[START Listed entries]

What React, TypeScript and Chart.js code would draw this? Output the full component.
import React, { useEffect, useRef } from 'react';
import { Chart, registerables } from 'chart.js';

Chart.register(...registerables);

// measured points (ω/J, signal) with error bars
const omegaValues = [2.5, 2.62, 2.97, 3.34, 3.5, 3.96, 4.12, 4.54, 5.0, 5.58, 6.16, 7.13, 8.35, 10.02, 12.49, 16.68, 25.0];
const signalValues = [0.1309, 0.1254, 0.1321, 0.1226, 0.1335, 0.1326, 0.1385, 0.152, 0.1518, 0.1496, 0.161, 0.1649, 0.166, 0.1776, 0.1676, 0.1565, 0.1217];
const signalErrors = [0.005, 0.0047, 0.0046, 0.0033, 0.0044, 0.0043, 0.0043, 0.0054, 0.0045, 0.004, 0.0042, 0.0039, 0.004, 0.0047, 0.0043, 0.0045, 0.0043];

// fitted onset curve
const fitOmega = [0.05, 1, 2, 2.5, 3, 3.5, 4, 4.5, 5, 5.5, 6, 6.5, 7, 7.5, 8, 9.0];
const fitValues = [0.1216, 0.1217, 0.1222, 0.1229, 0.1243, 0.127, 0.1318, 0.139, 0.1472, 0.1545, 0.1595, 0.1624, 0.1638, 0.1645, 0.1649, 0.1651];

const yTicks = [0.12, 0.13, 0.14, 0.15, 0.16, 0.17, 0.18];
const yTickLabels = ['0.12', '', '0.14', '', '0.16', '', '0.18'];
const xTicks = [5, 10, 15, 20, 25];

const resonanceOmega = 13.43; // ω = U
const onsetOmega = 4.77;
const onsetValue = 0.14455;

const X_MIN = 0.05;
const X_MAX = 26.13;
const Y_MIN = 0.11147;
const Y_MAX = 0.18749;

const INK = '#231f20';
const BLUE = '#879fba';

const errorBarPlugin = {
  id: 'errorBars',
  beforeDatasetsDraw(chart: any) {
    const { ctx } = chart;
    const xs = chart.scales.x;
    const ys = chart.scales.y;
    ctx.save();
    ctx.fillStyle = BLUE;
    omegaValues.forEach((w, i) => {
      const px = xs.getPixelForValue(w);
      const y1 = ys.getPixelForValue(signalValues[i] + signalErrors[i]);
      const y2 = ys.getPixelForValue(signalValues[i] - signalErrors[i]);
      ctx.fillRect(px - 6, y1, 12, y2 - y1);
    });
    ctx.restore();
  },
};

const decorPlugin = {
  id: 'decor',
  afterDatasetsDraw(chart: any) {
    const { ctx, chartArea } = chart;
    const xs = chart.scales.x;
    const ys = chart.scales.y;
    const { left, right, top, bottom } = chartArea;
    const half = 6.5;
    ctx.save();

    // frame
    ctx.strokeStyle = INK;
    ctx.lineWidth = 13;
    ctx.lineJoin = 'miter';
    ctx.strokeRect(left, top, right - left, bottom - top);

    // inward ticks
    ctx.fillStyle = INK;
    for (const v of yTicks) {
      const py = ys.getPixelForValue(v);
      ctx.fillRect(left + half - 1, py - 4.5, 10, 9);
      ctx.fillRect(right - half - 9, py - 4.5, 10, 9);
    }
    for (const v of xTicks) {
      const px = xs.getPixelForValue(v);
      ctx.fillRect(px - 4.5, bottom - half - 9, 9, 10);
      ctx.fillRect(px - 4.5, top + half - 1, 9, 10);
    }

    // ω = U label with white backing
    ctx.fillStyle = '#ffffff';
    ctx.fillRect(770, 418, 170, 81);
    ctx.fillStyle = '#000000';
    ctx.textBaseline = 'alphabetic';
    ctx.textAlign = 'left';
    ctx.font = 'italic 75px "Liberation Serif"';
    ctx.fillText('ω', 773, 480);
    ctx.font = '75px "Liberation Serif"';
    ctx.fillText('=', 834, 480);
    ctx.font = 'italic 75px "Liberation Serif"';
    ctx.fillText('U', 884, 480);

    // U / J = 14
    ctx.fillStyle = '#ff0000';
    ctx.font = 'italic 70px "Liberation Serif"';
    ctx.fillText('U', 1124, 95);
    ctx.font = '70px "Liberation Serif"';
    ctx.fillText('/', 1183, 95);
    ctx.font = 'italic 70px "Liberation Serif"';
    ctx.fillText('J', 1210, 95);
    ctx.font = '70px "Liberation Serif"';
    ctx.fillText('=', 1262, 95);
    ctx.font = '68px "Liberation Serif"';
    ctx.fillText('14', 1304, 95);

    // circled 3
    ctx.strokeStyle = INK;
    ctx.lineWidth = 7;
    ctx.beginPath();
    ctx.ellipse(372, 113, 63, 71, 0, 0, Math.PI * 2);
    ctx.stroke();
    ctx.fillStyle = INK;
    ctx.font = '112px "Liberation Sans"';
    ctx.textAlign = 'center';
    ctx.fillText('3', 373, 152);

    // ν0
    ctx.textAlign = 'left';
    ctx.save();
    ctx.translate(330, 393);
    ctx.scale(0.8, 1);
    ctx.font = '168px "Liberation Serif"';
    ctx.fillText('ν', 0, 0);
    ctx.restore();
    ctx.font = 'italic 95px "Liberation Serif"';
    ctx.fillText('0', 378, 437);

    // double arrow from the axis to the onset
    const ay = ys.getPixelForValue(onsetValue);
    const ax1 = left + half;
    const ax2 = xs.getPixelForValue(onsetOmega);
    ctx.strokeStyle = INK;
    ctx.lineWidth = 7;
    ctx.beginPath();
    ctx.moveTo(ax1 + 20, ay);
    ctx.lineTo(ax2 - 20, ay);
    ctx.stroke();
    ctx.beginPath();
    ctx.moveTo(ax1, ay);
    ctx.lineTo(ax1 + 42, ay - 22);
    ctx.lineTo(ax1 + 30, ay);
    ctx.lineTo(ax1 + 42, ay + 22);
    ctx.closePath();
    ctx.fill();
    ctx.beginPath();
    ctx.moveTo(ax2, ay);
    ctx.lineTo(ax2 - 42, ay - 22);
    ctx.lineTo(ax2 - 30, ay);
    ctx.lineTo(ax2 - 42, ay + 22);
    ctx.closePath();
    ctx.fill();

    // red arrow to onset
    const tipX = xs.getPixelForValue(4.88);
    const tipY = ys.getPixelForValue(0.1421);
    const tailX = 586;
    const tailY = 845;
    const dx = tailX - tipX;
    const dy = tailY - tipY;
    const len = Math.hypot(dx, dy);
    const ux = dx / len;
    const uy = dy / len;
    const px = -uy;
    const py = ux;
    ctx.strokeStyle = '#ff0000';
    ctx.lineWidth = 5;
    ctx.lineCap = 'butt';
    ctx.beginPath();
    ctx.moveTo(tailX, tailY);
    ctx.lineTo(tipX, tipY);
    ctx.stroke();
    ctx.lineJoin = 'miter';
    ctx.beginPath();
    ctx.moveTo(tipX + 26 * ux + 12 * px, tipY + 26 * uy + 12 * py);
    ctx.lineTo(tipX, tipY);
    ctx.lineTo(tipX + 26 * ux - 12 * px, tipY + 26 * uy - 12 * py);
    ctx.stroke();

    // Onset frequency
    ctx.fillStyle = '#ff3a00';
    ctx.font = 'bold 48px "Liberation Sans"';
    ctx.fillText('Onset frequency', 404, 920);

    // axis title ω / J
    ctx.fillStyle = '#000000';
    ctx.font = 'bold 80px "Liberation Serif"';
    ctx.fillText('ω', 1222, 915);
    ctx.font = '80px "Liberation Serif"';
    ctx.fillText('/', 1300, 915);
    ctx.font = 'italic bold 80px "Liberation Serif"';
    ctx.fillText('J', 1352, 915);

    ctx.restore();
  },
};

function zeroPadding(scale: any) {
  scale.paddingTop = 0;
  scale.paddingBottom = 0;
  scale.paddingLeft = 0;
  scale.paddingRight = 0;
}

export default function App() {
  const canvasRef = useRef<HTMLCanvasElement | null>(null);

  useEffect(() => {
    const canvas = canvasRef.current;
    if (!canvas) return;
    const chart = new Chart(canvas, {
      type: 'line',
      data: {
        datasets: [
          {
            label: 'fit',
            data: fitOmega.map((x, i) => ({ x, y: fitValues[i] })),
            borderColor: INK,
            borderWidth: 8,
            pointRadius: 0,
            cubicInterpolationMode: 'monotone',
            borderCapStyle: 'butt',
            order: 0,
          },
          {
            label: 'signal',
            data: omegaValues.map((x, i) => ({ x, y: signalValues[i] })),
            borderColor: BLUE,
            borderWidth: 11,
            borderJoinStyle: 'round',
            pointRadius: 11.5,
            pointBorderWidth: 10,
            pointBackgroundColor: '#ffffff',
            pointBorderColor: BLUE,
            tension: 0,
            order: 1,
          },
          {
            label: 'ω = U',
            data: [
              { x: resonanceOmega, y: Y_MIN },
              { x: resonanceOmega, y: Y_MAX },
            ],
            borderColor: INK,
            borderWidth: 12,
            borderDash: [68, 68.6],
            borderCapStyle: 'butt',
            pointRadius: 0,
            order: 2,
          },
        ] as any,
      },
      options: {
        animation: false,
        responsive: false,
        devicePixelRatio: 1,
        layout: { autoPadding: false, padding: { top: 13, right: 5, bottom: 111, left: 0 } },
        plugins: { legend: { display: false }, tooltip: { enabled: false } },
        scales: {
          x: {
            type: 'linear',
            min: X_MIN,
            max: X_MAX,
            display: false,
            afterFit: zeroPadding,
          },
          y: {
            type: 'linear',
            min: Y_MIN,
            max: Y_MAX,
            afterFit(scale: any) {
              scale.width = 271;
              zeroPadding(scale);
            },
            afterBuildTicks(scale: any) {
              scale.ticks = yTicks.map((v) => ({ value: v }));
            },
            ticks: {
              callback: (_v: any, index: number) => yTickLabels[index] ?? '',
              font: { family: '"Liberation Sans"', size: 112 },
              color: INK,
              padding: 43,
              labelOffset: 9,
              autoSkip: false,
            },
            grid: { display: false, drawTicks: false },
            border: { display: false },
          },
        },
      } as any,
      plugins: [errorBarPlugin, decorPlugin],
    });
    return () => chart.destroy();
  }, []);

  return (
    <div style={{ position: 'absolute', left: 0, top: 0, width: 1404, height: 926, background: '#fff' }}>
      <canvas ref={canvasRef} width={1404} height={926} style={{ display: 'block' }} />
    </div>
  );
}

[END Listed entries]
[START Listed entries]

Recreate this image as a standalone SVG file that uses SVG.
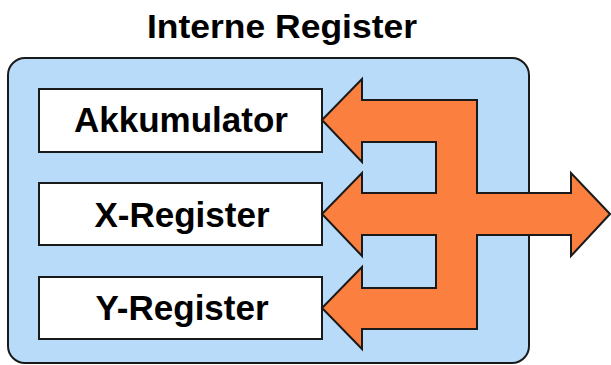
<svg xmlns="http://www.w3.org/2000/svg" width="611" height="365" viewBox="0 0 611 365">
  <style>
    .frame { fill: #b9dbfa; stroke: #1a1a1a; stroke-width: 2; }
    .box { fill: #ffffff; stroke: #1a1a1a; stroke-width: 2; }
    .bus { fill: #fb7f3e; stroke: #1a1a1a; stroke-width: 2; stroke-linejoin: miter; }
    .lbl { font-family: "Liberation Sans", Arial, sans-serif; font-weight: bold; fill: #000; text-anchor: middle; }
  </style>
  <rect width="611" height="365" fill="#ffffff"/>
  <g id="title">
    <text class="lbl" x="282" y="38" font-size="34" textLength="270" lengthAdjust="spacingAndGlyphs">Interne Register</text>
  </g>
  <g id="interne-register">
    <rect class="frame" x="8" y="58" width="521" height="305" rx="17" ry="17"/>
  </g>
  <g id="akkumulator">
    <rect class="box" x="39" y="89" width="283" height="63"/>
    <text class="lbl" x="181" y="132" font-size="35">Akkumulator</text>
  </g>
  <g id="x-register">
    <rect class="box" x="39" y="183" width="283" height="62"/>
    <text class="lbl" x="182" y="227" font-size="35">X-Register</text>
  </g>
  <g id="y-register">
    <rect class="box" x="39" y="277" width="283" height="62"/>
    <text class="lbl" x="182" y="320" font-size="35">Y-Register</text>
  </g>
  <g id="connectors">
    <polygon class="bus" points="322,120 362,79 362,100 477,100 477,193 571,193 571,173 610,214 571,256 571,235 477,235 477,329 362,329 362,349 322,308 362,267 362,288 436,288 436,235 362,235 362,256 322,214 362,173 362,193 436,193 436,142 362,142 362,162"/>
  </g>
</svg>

[END Listed entries]
[START Listed entries]

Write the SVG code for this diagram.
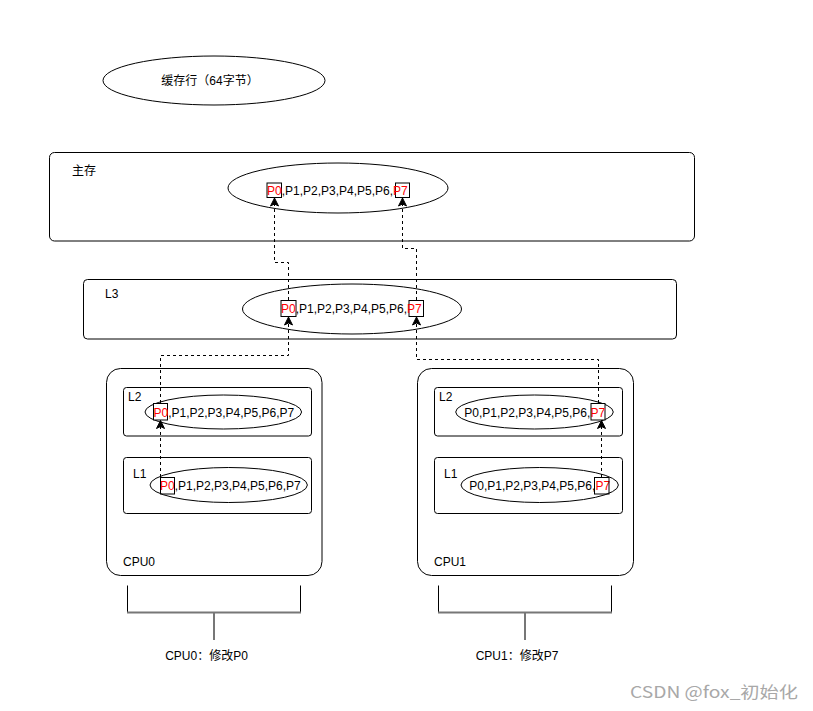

[END Listed entries]

From the line that contains "What React, TypeScript" through the line that contains "const onsetValue = 0.14455;", reproduce every line exactly, both end lines included.

▶ _Exercise result_:
What React, TypeScript and Chart.js code would draw this? Output the full component.
import React, { useEffect, useRef } from 'react';
import { Chart, registerables } from 'chart.js';

Chart.register(...registerables);

// measured points (ω/J, signal) with error bars
const omegaValues = [2.5, 2.62, 2.97, 3.34, 3.5, 3.96, 4.12, 4.54, 5.0, 5.58, 6.16, 7.13, 8.35, 10.02, 12.49, 16.68, 25.0];
const signalValues = [0.1309, 0.1254, 0.1321, 0.1226, 0.1335, 0.1326, 0.1385, 0.152, 0.1518, 0.1496, 0.161, 0.1649, 0.166, 0.1776, 0.1676, 0.1565, 0.1217];
const signalErrors = [0.005, 0.0047, 0.0046, 0.0033, 0.0044, 0.0043, 0.0043, 0.0054, 0.0045, 0.004, 0.0042, 0.0039, 0.004, 0.0047, 0.0043, 0.0045, 0.0043];

// fitted onset curve
const fitOmega = [0.05, 1, 2, 2.5, 3, 3.5, 4, 4.5, 5, 5.5, 6, 6.5, 7, 7.5, 8, 9.0];
const fitValues = [0.1216, 0.1217, 0.1222, 0.1229, 0.1243, 0.127, 0.1318, 0.139, 0.1472, 0.1545, 0.1595, 0.1624, 0.1638, 0.1645, 0.1649, 0.1651];

const yTicks = [0.12, 0.13, 0.14, 0.15, 0.16, 0.17, 0.18];
const yTickLabels = ['0.12', '', '0.14', '', '0.16', '', '0.18'];
const xTicks = [5, 10, 15, 20, 25];

const resonanceOmega = 13.43; // ω = U
const onsetOmega = 4.77;
const onsetValue = 0.14455;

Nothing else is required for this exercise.